Pope Benedict XVI's visit to Israel and the Holy Land

Pope Benedict XVI’s visit to Israel and the Holy Land will begin tomorrow, May 8-15, 2009.

I’ve set up a special blog devoted to the Papal Pilgrimage as a vehicle for rounding up news, coverage and commentary, and where I’ll be posting from now until the duration of the Holy Father’s journey (upon which time I’ll resume blogging here at American Catholic).

Following are some interviews and links which will set the tone for the papal journey:

  • The website of the Franciscan Custody of the Holy Land features an interview with the Latin Patriarch of Jerusalem, Fouad Twal, in which he responds to many questions that have been arisen concerning the Pope’s impending journey – the concerns of Palestinian Christians; Israel’s expected use of the visit for public-relations and whether the Pope should have waited “for a better time”, in light of the Israeli-Palestianian conflict in Gaza.
  • Zenit News Service interviews Father David Neuhaus, vicar for Hebrew-speaking Catholics in the Latin Patriarchate of Jerusalem, on Pope Benedict’s pilgrimage — he expresses the hopes of his congregation for the visit, and the diplomatic perils and pitfalls the Pope will face:

    He will be encountering the two national narratives at their most painful — when he visits Yad Vashem (the memorial to the victims of the Shoah) and Aida Camp (a camp of Palestinian refugees from the 1948 War).
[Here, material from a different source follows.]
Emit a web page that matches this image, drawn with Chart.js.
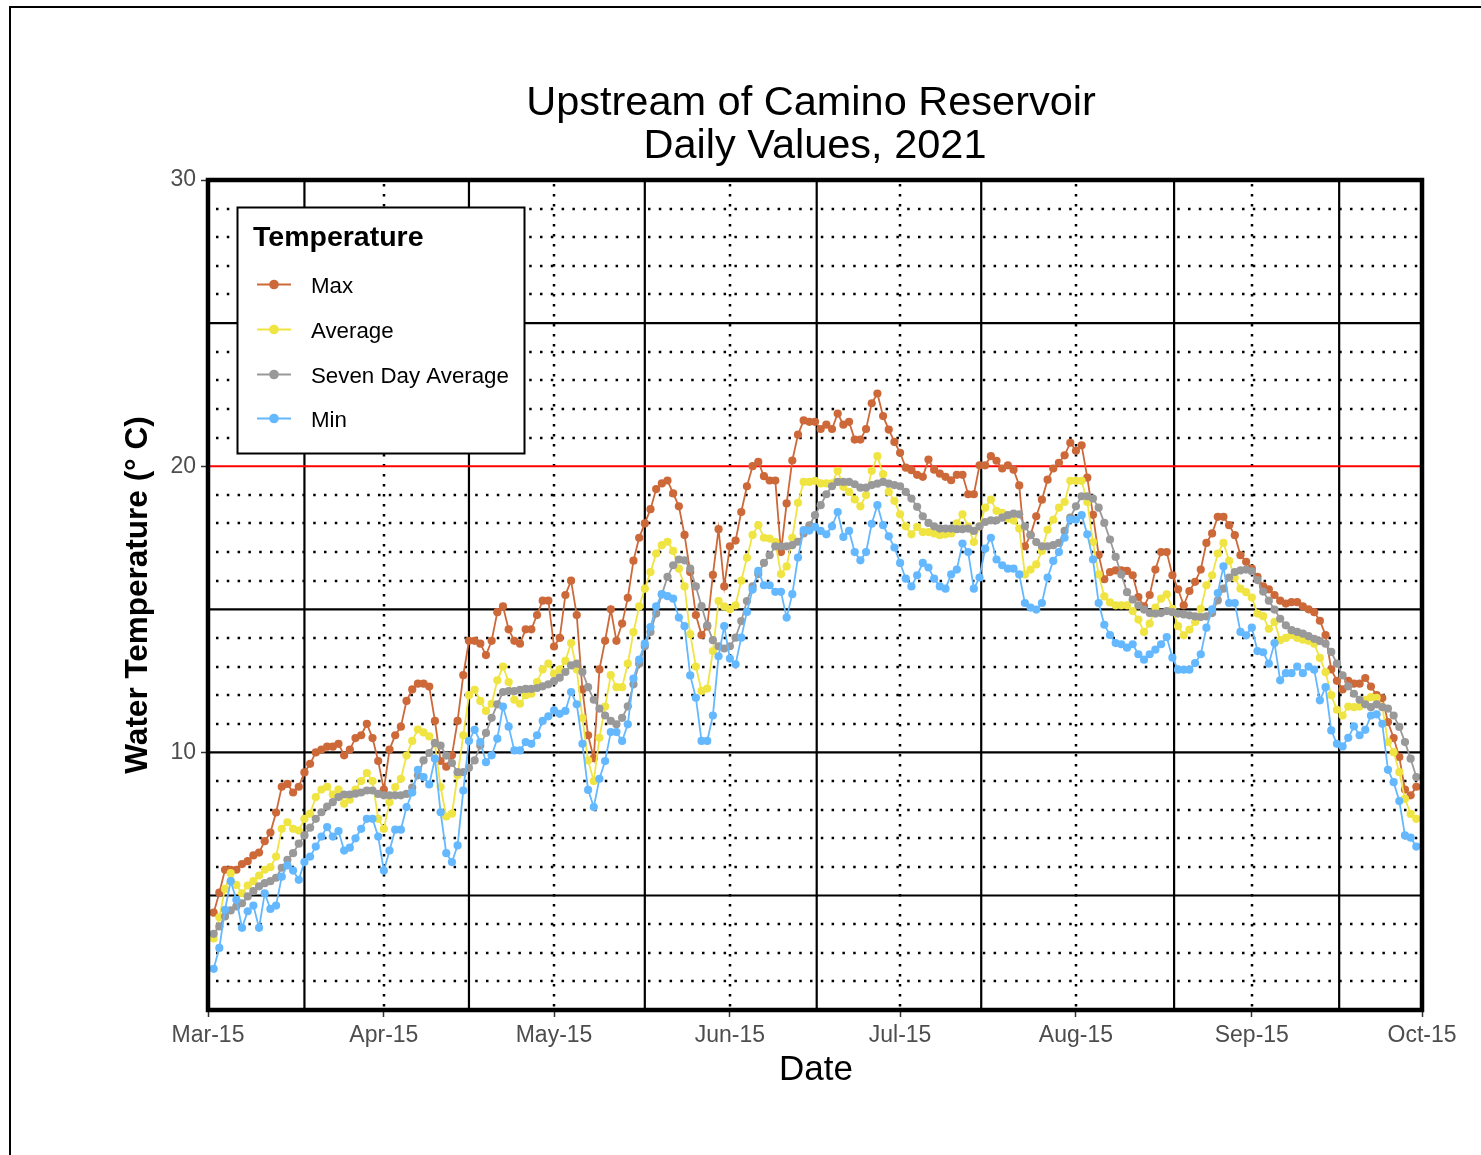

The risks are clear — the Pope seeks to come as a pilgrim in prayer for peace and unity. Many are waiting to hear from him support for their cause. The Pope seeks to come as a pastor. Many are going to scrutinize every word and every movement in order to derive a political conclusion.The visit will have to be choreographed with absolute skill so that the Holy Father’s intention might be preserved in a context in which many will be trying to pull him into the quagmire of conflict and narrow interests. The Pope will need the courage of the prophets of old in their confrontation with the powers that be in order to say his word of truth and accomplish his act of visiting this land as a pilgrim of peace, unity and love. May the prayers of Pope John Paul II strengthen Pope Benedict as he walks the path of his predecessor. May this pilgrimage build on and further the wonderful pilgrimage of his predecessor.

  • An interview with Rabbi Jacob Neusner on the papal pilgrimage — Neusner was prominently featured in Pope Benedict’s bestselling Jesus of Nazareth (2007), after the Holy Father took a liking to his book A Rabbi Talks with Jesus and pronounced it “by far the most important book for the Jewish-Christian dialogue in the last decade (probably one of the few Jewish books that could boast a blurb by Fr. Andrew Greeley AND the Prefect for the Congregation of the Doctrine of the Faith).
  • Pope Benedict, The Jews and the State of Israel – a roundup of resources on the topic with contributions by Rabbi David Rosen, David P. Goldman (the newly established editor of First Things, previously writing under the pseudonymn “Spengler”) and a collection of Pope Benedict’s statements to the Jewish community.

I would ask our readers to please join in prayer — for the Pope’s safety on his pilgrimage, as well as the success of his intentions.